Family farms vital to Sonoma County wine industry
Family farms vital to Sonoma County wine industry
Dec 9, 2013 6(PD) - On a hillside vineyard in Dry Creek Valley, Rich Mounts maneuvered a tractor through the rows, hauling a few bins of lush zinfandel grapes that had just been plucked from the vine.
“I've been on a tractor since I was 12,” said Mounts, a second-generation farmer with an affinity for overalls and deep roots in Wine Country. “OSHA would frown on it, but in those days, kids were expected to work.”
Mounts, 66, grew up on the property where his father Jack sold prunes for a living. It was a smaller farm in his youth, but Mounts slowly expanded the ranch to its current size of 140 acres.
“I still have people that come up now, in their 70s, and tell me how they picked prunes for my father when they were in high school,” he said.
Now, Mounts makes his living as a grape grower, selling his fruit to about a dozen North Coast wineries.
While big wineries such as Kendall-Jackson and E&J Gallo have made Sonoma known around the world, independent growers like Mounts farm two-thirds of the vineyards in Sonoma County.
They are not just smaller growers, like Mounts. Many of the largest vineyard and winery owners in Sonoma County are families, said Honore Comfort, executive director of the Sonoma County Vintners, a trade group representing local wineries.

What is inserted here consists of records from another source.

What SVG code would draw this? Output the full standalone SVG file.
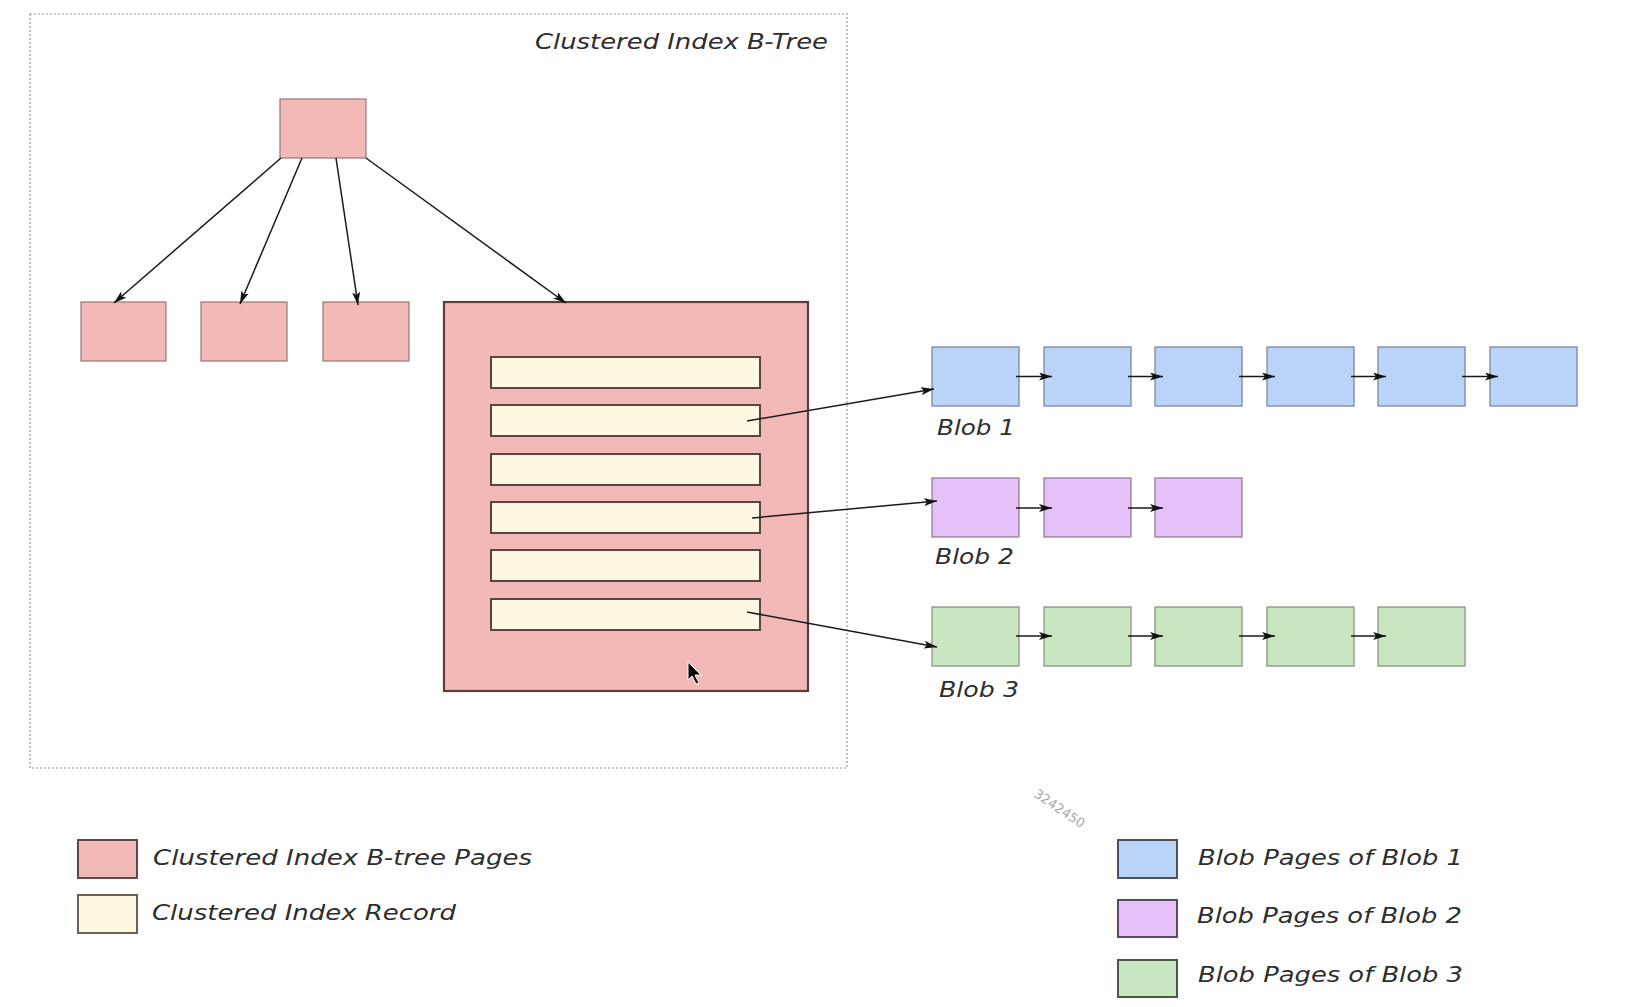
<svg xmlns="http://www.w3.org/2000/svg" width="1626" height="1007" viewBox="0 0 1626 1007">
<style>
.lbl{font-family:"DejaVu Sans","Liberation Sans",sans-serif;font-style:italic;fill:#2e2e2e;}
.pg{fill:#f2b9b7;stroke:#9a7575;stroke-width:1.2;}
.big{fill:#f2b9b7;stroke:#5a3e3e;stroke-width:2.2;}
.rec{fill:#fef8e1;stroke:#5a4444;stroke-width:2;}
.b1{fill:#b9d4f8;stroke:#7d8799;stroke-width:1.3;}
.b2{fill:#e6c0f8;stroke:#8f7f99;stroke-width:1.3;}
.b3{fill:#c8e6c0;stroke:#899486;stroke-width:1.3;}
.ln{stroke:#1a1a1a;stroke-width:1.5;fill:none;marker-end:url(#ah);}
</style>
<defs>
<marker id="ah" markerUnits="userSpaceOnUse" markerWidth="14" markerHeight="8" refX="13" refY="4" orient="auto">
<path d="M0,0 L13,4 L0,8 L3,4 z" fill="#111"/>
</marker>
</defs>
<rect width="1626" height="1007" fill="#fff"/>
<g id="btree-frame">
<rect x="30" y="14" width="817" height="754" fill="none" stroke="#999" stroke-width="1.2" stroke-dasharray="2,2"/>
<text class="lbl" x="828" y="49" font-size="22" text-anchor="end" textLength="293" lengthAdjust="spacingAndGlyphs">Clustered Index B-Tree</text>
</g>
<g id="root"><rect class="pg" x="280" y="99" width="86" height="59"/></g>
<g id="leaf1"><rect class="pg" x="81" y="302" width="85" height="59"/></g>
<g id="leaf2"><rect class="pg" x="201" y="302" width="86" height="59"/></g>
<g id="leaf3"><rect class="pg" x="323" y="302" width="86" height="59"/></g>
<g id="leaf4">
<rect class="big" x="444" y="302" width="364" height="389"/>
<rect class="rec" x="491" y="357" width="269" height="31"/>
<rect class="rec" x="491" y="405" width="269" height="31"/>
<rect class="rec" x="491" y="454" width="269" height="31"/>
<rect class="rec" x="491" y="502" width="269" height="31"/>
<rect class="rec" x="491" y="550" width="269" height="31"/>
<rect class="rec" x="491" y="599" width="269" height="31"/>
</g>
<g id="blob1">
<rect class="b1" x="932" y="347" width="87" height="59"/>
<rect class="b1" x="1044" y="347" width="87" height="59"/>
<rect class="b1" x="1155" y="347" width="87" height="59"/>
<rect class="b1" x="1267" y="347" width="87" height="59"/>
<rect class="b1" x="1378" y="347" width="87" height="59"/>
<rect class="b1" x="1490" y="347" width="87" height="59"/>
<text class="lbl" x="937" y="435" font-size="22" textLength="78" lengthAdjust="spacingAndGlyphs">Blob 1</text>
</g>
<g id="blob2">
<rect class="b2" x="932" y="478" width="87" height="59"/>
<rect class="b2" x="1044" y="478" width="87" height="59"/>
<rect class="b2" x="1155" y="478" width="87" height="59"/>
<text class="lbl" x="935" y="564" font-size="22" textLength="79" lengthAdjust="spacingAndGlyphs">Blob 2</text>
</g>
<g id="blob3">
<rect class="b3" x="932" y="607" width="87" height="59"/>
<rect class="b3" x="1044" y="607" width="87" height="59"/>
<rect class="b3" x="1155" y="607" width="87" height="59"/>
<rect class="b3" x="1267" y="607" width="87" height="59"/>
<rect class="b3" x="1378" y="607" width="87" height="59"/>
<text class="lbl" x="939" y="697" font-size="22" textLength="80" lengthAdjust="spacingAndGlyphs">Blob 3</text>
</g>
<g id="connectors">
<line class="ln" x1="281" y1="158" x2="114" y2="303"/>
<line class="ln" x1="302" y1="158" x2="240" y2="304"/>
<line class="ln" x1="336" y1="158" x2="358" y2="305"/>
<line class="ln" x1="366" y1="158" x2="566" y2="303"/>
<line class="ln" x1="747" y1="421" x2="934" y2="389"/>
<line class="ln" x1="752" y1="518" x2="937" y2="501"/>
<line class="ln" x1="747" y1="612" x2="937" y2="647"/>
<line class="ln" x1="1016" y1="376.5" x2="1052" y2="376.5"/>
<line class="ln" x1="1128" y1="376.5" x2="1163" y2="376.5"/>
<line class="ln" x1="1239" y1="376.5" x2="1275" y2="376.5"/>
<line class="ln" x1="1351" y1="376.5" x2="1386" y2="376.5"/>
<line class="ln" x1="1462" y1="376.5" x2="1498" y2="376.5"/>
<line class="ln" x1="1016" y1="508" x2="1052" y2="508"/>
<line class="ln" x1="1128" y1="508" x2="1163" y2="508"/>
<line class="ln" x1="1016" y1="636" x2="1052" y2="636"/>
<line class="ln" x1="1128" y1="636" x2="1163" y2="636"/>
<line class="ln" x1="1239" y1="636" x2="1275" y2="636"/>
<line class="ln" x1="1351" y1="636" x2="1386" y2="636"/>
</g>
<g id="legend">
<rect x="78" y="840" width="59" height="38" fill="#f2b9b7" stroke="#5a4a4a" stroke-width="2"/>
<text class="lbl" x="153" y="865" font-size="22" textLength="379" lengthAdjust="spacingAndGlyphs">Clustered Index B-tree Pages</text>
<rect x="78" y="895" width="59" height="38" fill="#fef8e1" stroke="#6a6258" stroke-width="2"/>
<text class="lbl" x="152" y="920" font-size="22" textLength="304" lengthAdjust="spacingAndGlyphs">Clustered Index Record</text>
<rect x="1118" y="840" width="59" height="38" fill="#b9d4f8" stroke="#4a5060" stroke-width="2"/>
<text class="lbl" x="1198" y="865" font-size="22" textLength="265" lengthAdjust="spacingAndGlyphs">Blob Pages of Blob 1</text>
<rect x="1118" y="900" width="59" height="37" fill="#e6c0f8" stroke="#5a4a62" stroke-width="2"/>
<text class="lbl" x="1197" y="923" font-size="22" textLength="265" lengthAdjust="spacingAndGlyphs">Blob Pages of Blob 2</text>
<rect x="1118" y="960" width="59" height="37" fill="#c8e6c0" stroke="#4a5848" stroke-width="2"/>
<text class="lbl" x="1198" y="982" font-size="22" textLength="265" lengthAdjust="spacingAndGlyphs">Blob Pages of Blob 3</text>
</g>
<text x="1033" y="796" font-family="DejaVu Sans, sans-serif" font-size="13" fill="#aaa" transform="rotate(34 1033 796)">3242450</text>
<polygon points="688,662 688,680 692,676 696,684 699,683 695,675 701,675" fill="#000" stroke="#fff" stroke-width="1"/>
</svg>
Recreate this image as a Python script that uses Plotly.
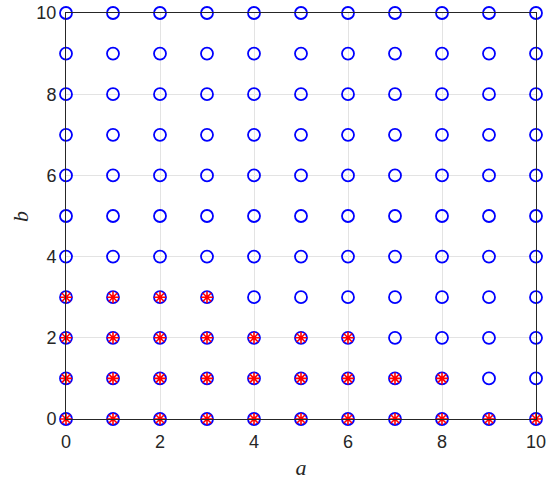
import plotly.graph_objects as go

a_vals = list(range(0, 11))
b_vals = list(range(0, 11))
# red rows: b value -> max a marked
red_rows_b = [0, 1, 2, 3]
red_rows_amax = [10, 8, 6, 3]
tick_vals = [0, 2, 4, 6, 8, 10]

grid_a = [a for b in b_vals for a in a_vals]
grid_b = [b for b in b_vals for a in a_vals]
red_a = [a for b, m in zip(red_rows_b, red_rows_amax) for a in range(0, m + 1)]
red_b = [b for b, m in zip(red_rows_b, red_rows_amax) for a in range(0, m + 1)]

fig = go.Figure()
fig.add_trace(go.Scatter(x=grid_a, y=grid_b, mode="markers", cliponaxis=False,
                         marker=dict(symbol="circle-open", size=12, color="#0000ff",
                                     line=dict(width=1.8, color="#0000ff")),
                         showlegend=False))
fig.add_trace(go.Scatter(x=red_a, y=red_b, mode="markers", cliponaxis=False,
                         marker=dict(symbol="asterisk-open", size=10, color="#ff0000",
                                     line=dict(width=1.6, color="#ff0000")),
                         showlegend=False))

tick_font = dict(size=18, color="#262626", family="Liberation Sans, Arial, sans-serif")
title_font = dict(size=22, family="Liberation Serif, serif", color="#262626")
axis_common = dict(range=[0, 10], tickvals=tick_vals, showgrid=True, gridcolor="#e3e3e3",
                   gridwidth=1, zeroline=False, showline=True, linecolor="#262626",
                   linewidth=1, mirror=True, ticks="", tickfont=tick_font)
fig.update_xaxes(**axis_common, ticklabelstandoff=6,
                 title=dict(text="<i>a</i>", standoff=10, font=title_font))
fig.update_yaxes(**axis_common, ticklabelstandoff=5)

fig.add_annotation(text="<i>b</i>", xref="paper", yref="paper", x=-0.098, y=0.5,
                   xanchor="center", yanchor="middle", textangle=-90, showarrow=False,
                   font=title_font)

fig.update_layout(width=550, height=480, plot_bgcolor="white", paper_bgcolor="white",
                  margin=dict(l=66, r=14, t=13, b=61, autoexpand=False))
fig.write_html("out.html", config={"displayModeBar": False},
               post_script="document.body.style.margin='0';document.body.style.overflow='hidden';")
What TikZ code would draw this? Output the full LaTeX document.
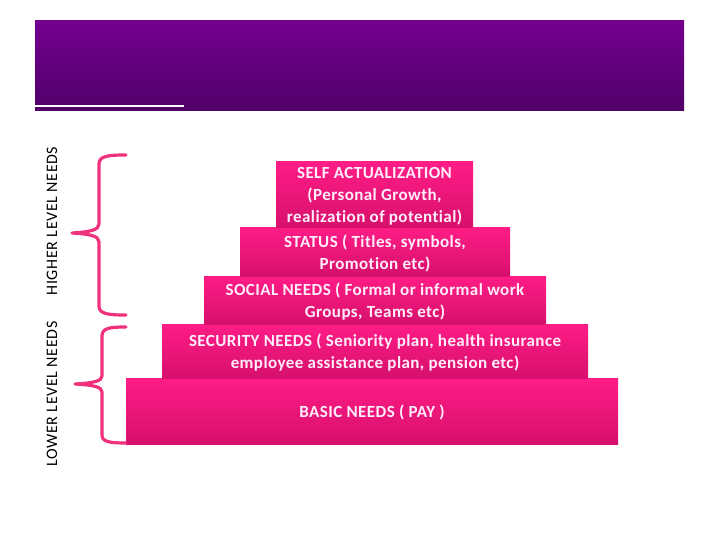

“That commitment to family farming is a hallmark of our industry here in Sonoma County,” Comfort said.
With his son David, Mounts opened a small winery in 2005. He sets aside 10 tons of grapes from the 120 tons he picks every year and produces about 500 cases of wine under the family's name. There's a satisfaction to tasting the wine made from your own grapes after decades of selling them off to giant companies, Mounts said.
“We get to really see what the grapes that we grow turn into, when you make it into wine,” Mounts said. “It's more fulfilling than just hauling the grapes away and never knowing what your product makes.”